Pool testing for the coronavirus at Hull High School has proven to be a success so far, with more students to be added to the program soon.
Since March 8, the school has been the setting for pool testing, where multiple people’s swabs are combined and tested as on,. HHS nurse Tricia Roach has been overseeing the process.
“We have five full weeks in, and all the pools have been negative, so that’s good,” she reported.
So far, only the ninth-graders and some teachers have been participating in the testing because they are the only ones at the high school four days a week. But, with all students coming back five days a week after April vacation, all students will be eligible.
The process is voluntary, and, to date, 53 percent of freshmen are signed up. The freshmen have more participation than the other grades: 26 percent of 10th-graders; 18 percent, 11th-graders; and 8 percent, 12th-graders.
Roach said that “another email will go out for people to sign up. Obviously, the more people the better.”
The process involved is fairly quick. Roach and a small team visit several classrooms around the school, and students swab their noses. The swabs are combined in test tubes and taken to South Shore Hospital. They are then transported to a lab in Cambridge, and the school receives the results by early the next morning.

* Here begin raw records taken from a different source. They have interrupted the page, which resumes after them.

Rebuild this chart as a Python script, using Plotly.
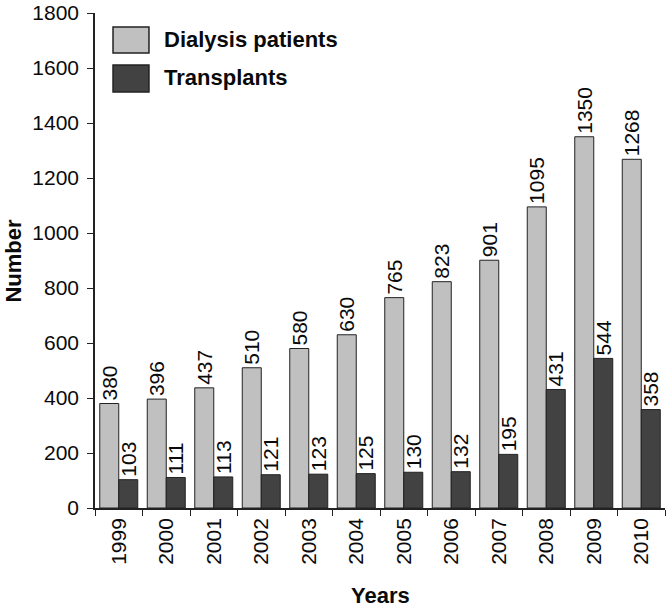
import plotly.graph_objects as go

years = ["1999", "2000", "2001", "2002", "2003", "2004", "2005", "2006", "2007", "2008", "2009", "2010"]
dialysis = [380, 396, 437, 510, 580, 630, 765, 823, 901, 1095, 1350, 1268]
transplants = [103, 111, 113, 121, 123, 125, 130, 132, 195, 431, 544, 358]
y_ticks = [0, 200, 400, 600, 800, 1000, 1200, 1400, 1600, 1800]

LIGHT = "#c0c0c0"
DARK = "#424242"
EDGE = "#222222"
TXT = "#0a0a0a"
FONT = "Liberation Sans, Arial, sans-serif"

fig = go.Figure()
fig.add_bar(x=years, y=dialysis, name="Dialysis patients", marker=dict(color=LIGHT, line=dict(color=EDGE, width=1)),
            text=[str(v) for v in dialysis], textposition="outside", textangle=-90, constraintext="none",
            textfont=dict(family=FONT, size=21, color=TXT), cliponaxis=False, showlegend=False)
fig.add_bar(x=years, y=transplants, name="Transplants", marker=dict(color=DARK, line=dict(color=EDGE, width=1)),
            text=[str(v) for v in transplants], textposition="outside", textangle=-90, constraintext="none",
            textfont=dict(family=FONT, size=21, color=TXT), cliponaxis=False, showlegend=False)

fig.update_layout(
    width=667, height=609,
    margin=dict(l=95, r=2, t=13, b=101),
    paper_bgcolor="white", plot_bgcolor="white",
    barmode="group", bargap=0.2, bargroupgap=0,
    font=dict(family=FONT, color=TXT),
    xaxis=dict(showline=True, linecolor="#222", linewidth=1.5, ticks="outside", tickson="boundaries",
               ticklen=6, tickcolor="#222", tickangle=-90, tickfont=dict(size=21),
               showgrid=False, automargin=False),
    yaxis=dict(range=[0, 1800], tickvals=y_ticks, showline=True, linecolor="#222", linewidth=1.5,
               ticks="outside", ticklen=6, tickcolor="#222", tickfont=dict(size=21), ticklabelstandoff=4,
               ticklabeloverflow="allow", showgrid=False, zeroline=False, automargin=False),
)

# axis titles (plot area: x 95..665, y 13..508 px)
fig.add_annotation(xref="paper", yref="paper", x=-0.1438, y=0.5, text="Number", textangle=-90, showarrow=False,
                   xanchor="center", yanchor="middle", font=dict(size=22, weight="bold", family=FONT, color=TXT))
fig.add_annotation(xref="paper", yref="paper", x=0.5, y=-0.176, text="Years", showarrow=False,
                   xanchor="center", yanchor="middle", font=dict(size=22, weight="bold", family=FONT, color=TXT))

# custom legend with large swatches
legend_items = [("Dialysis patients", LIGHT, 0.9717, 0.9192, 0.9455), ("Transplants", DARK, 0.895, 0.8404, 0.8687)]
for label, col, ytop, ybot, ytxt in legend_items:
    fig.add_shape(type="rect", xref="paper", yref="paper", x0=0.0316, x1=0.0947, y0=ybot, y1=ytop,
                  fillcolor=col, line=dict(color=EDGE, width=1.5))
    fig.add_annotation(xref="paper", yref="paper", x=0.1175, y=ytxt, text=label, showarrow=False,
                       xanchor="left", yanchor="middle", font=dict(size=22, weight="bold", family=FONT, color=TXT))

fig.write_html("out.html", config={"displayModeBar": False},
               post_script="document.body.style.margin='0';")
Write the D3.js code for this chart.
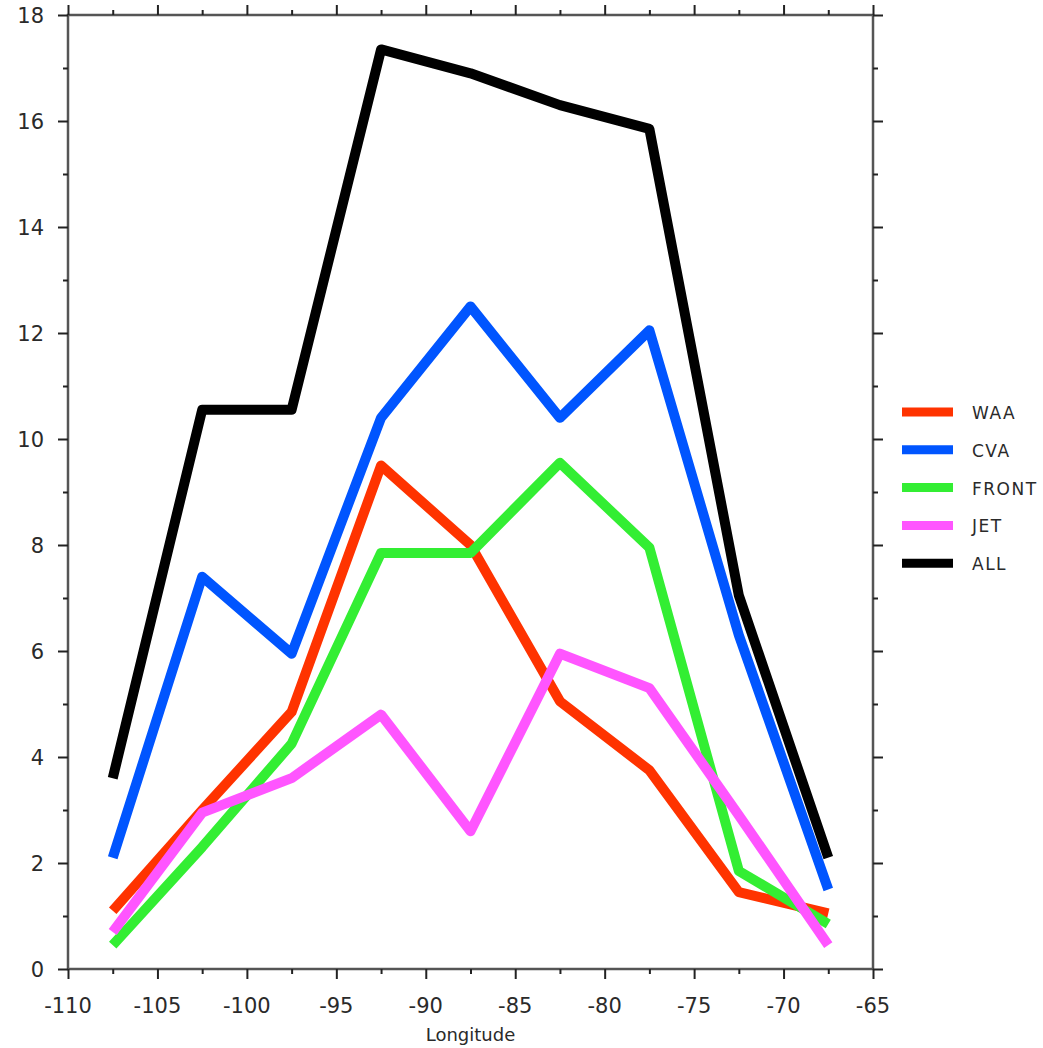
<!DOCTYPE html>
<html>
<head>
<meta charset="utf-8">
<script src="https://cdn.jsdelivr.net/npm/d3@7"></script>
<style>
  body { margin: 0; background: #fff; }
  text { font-family: "DejaVu Sans", sans-serif; fill: #2a2a2a; }
</style>
</head>
<body>
<svg id="chart" width="1043" height="1048"></svg>
<script>
// Longitudes of the bin centres
const longitudes = [-107.5, -102.5, -97.5, -92.5, -87.5, -82.5, -77.5, -72.5, -67.5];

// Series values
const waa   = [1.1, 3.0, 4.85, 9.5, 8.0, 5.05, 3.75, 1.45, 1.05];
const cva   = [2.1, 7.4, 5.95, 10.4, 12.5, 10.4, 12.05, 6.3, 1.5];
const front = [0.45, 2.3, 4.25, 7.85, 7.85, 9.55, 7.95, 1.85, 0.85];
const jet   = [0.7, 2.95, 3.6, 4.8, 2.6, 5.95, 5.3, 2.9, 0.45];
const all   = [3.6, 10.55, 10.55, 17.35, 16.9, 16.3, 15.85, 7.05, 2.1];

const seriesNames = ['WAA', 'CVA', 'FRONT', 'JET', 'ALL'];
const seriesColors = ['#ff3300', '#0055ff', '#33ee33', '#ff55ff', '#000000'];
const seriesValues = [waa, cva, front, jet, all];

const xTicks = [-110, -105, -100, -95, -90, -85, -80, -75, -70, -65];
const yTicks = [0, 2, 4, 6, 8, 10, 12, 14, 16, 18];

const conf = {
  left: 68, right: 873,
  top: 15, bottom: 969,
  lineWidth: 10
};

const svg = d3.select('#chart');

const x = d3.scaleLinear().domain([-110, -65]).range([conf.left, conf.right]);
const y = d3.scaleLinear().domain([0, 18]).range([conf.bottom, conf.top]);

// Minor ticks: every 2.5 deg on x, every 1 on y
const xMinor = d3.range(-107.5, -65, 5);
const yMinor = d3.range(1, 18, 2);

const axisG = svg.append('g');

// Frame
axisG.append('rect')
  .attr('x', conf.left).attr('y', conf.top)
  .attr('width', conf.right - conf.left).attr('height', conf.bottom - conf.top)
  .attr('fill', 'none').attr('stroke', '#555').attr('stroke-width', 2.5);

function ticks(axisFn, scale, vals, size, transform) {
  axisG.append('g')
    .attr('transform', transform)
    .call(axisFn(scale).tickValues(vals).tickSize(size).tickFormat(''))
    .call(g => g.select('.domain').remove())
    .call(g => g.selectAll('line').attr('stroke', '#222').attr('stroke-width', 2));
}

// Major ticks on all four sides
ticks(d3.axisBottom, x, xTicks, 10, `translate(0,${conf.bottom})`);
ticks(d3.axisTop, x, xTicks, 10, `translate(0,${conf.top})`);
ticks(d3.axisLeft, y, yTicks, 10, `translate(${conf.left},0)`);
ticks(d3.axisRight, y, yTicks, 10, `translate(${conf.right},0)`);
// Minor ticks
ticks(d3.axisBottom, x, xMinor, 5, `translate(0,${conf.bottom})`);
ticks(d3.axisTop, x, xMinor, 5, `translate(0,${conf.top})`);
ticks(d3.axisLeft, y, yMinor, 5, `translate(${conf.left},0)`);
ticks(d3.axisRight, y, yMinor, 5, `translate(${conf.right},0)`);

// Tick labels
axisG.selectAll('.xlab')
  .data(xTicks)
  .enter().append('text')
  .attr('x', d => x(d))
  .attr('y', conf.bottom + 44)
  .attr('text-anchor', 'middle')
  .attr('font-size', 21)
  .text(d => String(d));

axisG.selectAll('.ylab')
  .data(yTicks)
  .enter().append('text')
  .attr('x', conf.left - 24)
  .attr('y', d => y(d) + 8)
  .attr('text-anchor', 'end')
  .attr('font-size', 21)
  .text(d => d);

axisG.append('text')
  .attr('x', x(-87.5))
  .attr('y', conf.bottom + 72)
  .attr('text-anchor', 'middle')
  .attr('font-size', 18)
  .text('Longitude');

// Lines
const line = d3.line()
  .x((d, i) => x(longitudes[i]))
  .y(d => y(d));

svg.append('g').selectAll('path')
  .data(seriesValues)
  .enter().append('path')
  .attr('d', line)
  .attr('fill', 'none')
  .attr('stroke', (d, i) => seriesColors[i])
  .attr('stroke-width', conf.lineWidth)
  .attr('stroke-linejoin', 'round')
  .attr('stroke-linecap', 'butt');

// Legend
const legend = svg.append('g').attr('transform', 'translate(902,412)');
const item = legend.selectAll('g')
  .data(seriesNames)
  .enter().append('g')
  .attr('transform', (d, i) => `translate(0,${i * 37.8})`);

item.append('line')
  .attr('x1', 0).attr('x2', 51)
  .attr('stroke', (d, i) => seriesColors[i])
  .attr('stroke-width', 9);

item.append('text')
  .attr('x', 70)
  .attr('y', 7)
  .attr('font-size', 17)
  .attr('letter-spacing', 1.5)
  .text(d => d);
</script>
</body>
</html>
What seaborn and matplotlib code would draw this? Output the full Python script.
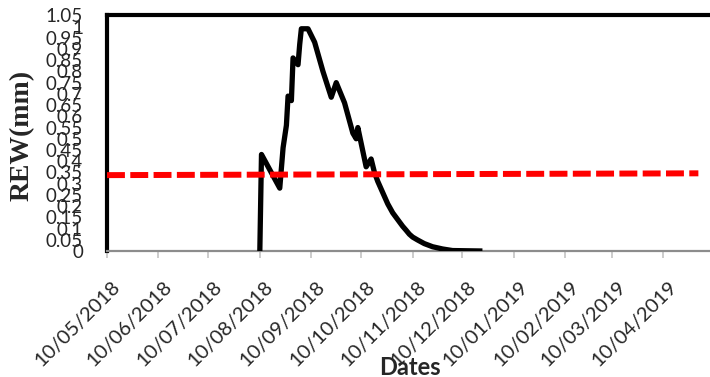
import numpy as np
import pandas as pd
import matplotlib
matplotlib.use("Agg")
import matplotlib.pyplot as plt
import seaborn as sns
from matplotlib.transforms import ScaledTranslation
from matplotlib.textpath import TextPath
from matplotlib.font_manager import FontProperties

# ---- data ----
dates = ["2018-08-10", "2018-08-11", "2018-08-22", "2018-08-24", "2018-08-26",
         "2018-08-27", "2018-08-29", "2018-08-30", "2018-09-02", "2018-09-03",
         "2018-09-04", "2018-09-08", "2018-09-12", "2018-09-17", "2018-09-22",
         "2018-09-25", "2018-09-30", "2018-10-05", "2018-10-07", "2018-10-08",
         "2018-10-13", "2018-10-16", "2018-10-18", "2018-10-20", "2018-10-23",
         "2018-10-26", "2018-10-29", "2018-11-02", "2018-11-04", "2018-11-06",
         "2018-11-08", "2018-11-10", "2018-11-13", "2018-11-17", "2018-11-22",
         "2018-11-28", "2018-12-04", "2018-12-22"]
rew = [0.0, 0.43, 0.28, 0.46, 0.56,
       0.69, 0.67, 0.86, 0.83, 0.92,
       0.99, 0.99, 0.93, 0.80, 0.685,
       0.75, 0.66, 0.525, 0.50, 0.55,
       0.375, 0.41, 0.35, 0.31, 0.26,
       0.21, 0.17, 0.13, 0.11, 0.093,
       0.075, 0.062, 0.049, 0.033, 0.019,
       0.009, 0.002, 0.0]
thr_dates = ["2018-05-10", "2019-05-01"]
thr_values = [0.338, 0.346]
tick_dates = ["2018-05-10", "2018-06-10", "2018-07-10", "2018-08-10", "2018-09-10",
              "2018-10-10", "2018-11-10", "2018-12-10", "2019-01-10", "2019-02-10",
              "2019-03-10", "2019-04-10"]
y_ticks = [round(0.05 * i, 2) for i in range(22)]
x_start, x_end = "2018-05-10", "2019-05-08"

df = pd.DataFrame({"date": pd.to_datetime(dates), "rew": rew})
thr = pd.DataFrame({"date": pd.to_datetime(thr_dates), "rew": thr_values})

sns.set_style("white")
plt.rcParams["font.family"] = ["Lato", "DejaVu Sans"]
DPI = 100
PX = DPI / 72.0

fig = plt.figure(figsize=(7.10, 3.77), dpi=DPI)
ax = fig.add_axes([107 / 710, 1 - 251 / 377, 603 / 710, (251 - 15.3) / 377])

sns.lineplot(data=df, x="date", y="rew", ax=ax, color="black", linewidth=3.8,
             solid_joinstyle="round", solid_capstyle="butt", zorder=3)
sns.lineplot(data=thr, x="date", y="rew", ax=ax, color="#FF0000", linewidth=4.3,
             zorder=4)
ax.lines[-1].set_linestyle((0, (3.0, 0.9)))
ax.lines[-1].set_dash_capstyle("butt")

ax.set_xlim(pd.Timestamp(x_start), pd.Timestamp(x_end))
ax.set_ylim(0, 1.05)

ax.set_yticks(y_ticks)
ax.set_yticklabels([f"{v:g}" for v in y_ticks], fontsize=13.5)
ax.tick_params(axis="y", length=0, pad=17.3)

# --- x tick labels: size/placement measured from glyph outlines ---
ticks = pd.to_datetime(tick_dates)
labels = [t.strftime("%d/%m/%Y") for t in ticks]
ref_size = 10.0
ext = TextPath((0, 0), labels[0], prop=FontProperties(family="Lato", size=ref_size)).get_extents()
w_per_pt = ext.width / ref_size * PX      # px per point of font size
h_per_pt = ext.y1 / ref_size * PX
target_span = 88.0                          # visible horizontal span of a rotated label (px)
xfs = target_span / (0.7071 * (w_per_pt + h_per_pt))
cap_px = h_per_pt * xfs
dx_px = 4.0 + 0.7071 * cap_px
dy_px = 26.0 + 0.7071 * cap_px
tick_len = 5.0

ax.set_xticks(ticks)
ax.set_xticklabels(labels, fontsize=xfs, rotation=45, ha="right", va="baseline",
                   rotation_mode="anchor")
ax.tick_params(axis="x", length=tick_len, width=1.1, color="#BFBFBF",
               direction="out", pad=dy_px / PX - tick_len, bottom=True)
off = ScaledTranslation(dx_px / DPI, 0, fig.dpi_scale_trans)
for lab in ax.get_xticklabels():
    lab.set_transform(lab.get_transform() + off)

for s in ["left", "top"]:
    ax.spines[s].set_color("black")
    ax.spines[s].set_linewidth(3.0)
ax.spines["right"].set_visible(False)
ax.spines["bottom"].set_color("#8C8C8C")
ax.spines["bottom"].set_linewidth(1.6)

ax.set_ylabel("REW(mm)", fontsize=20, fontweight="bold",
              family=["Liberation Serif", "DejaVu Serif"])
ax.yaxis.set_label_coords((22 - 107) / 603, 0.49)
ax.yaxis.label.set_va("center")

ax.set_xlabel("Dates", fontsize=17, fontweight="bold")
ax.xaxis.set_label_coords((410 - 107) / 603, (251 - 375) / 235.7)
ax.xaxis.label.set_va("baseline")

ax.grid(False)
fig.savefig("out.png", dpi=DPI)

One complication is testing the teachers. Roach does not want too many teachers in one pool because if a pool comes back positive, all the people in it have to quarantine until they are tested individually. If too many teachers have to quarantine, it could disrupt learning.
Roach said she tries “to make sure there’s never more than two teachers in a tube.”
The nurse said she thinks pool testing is “giving people more peace of mind.” And, she added, “I haven’t asked the teachers, but I think they’ve found it’s been very minimal with disruption to learning.”
Victoria Dolan is school correspondent for The Hull Times.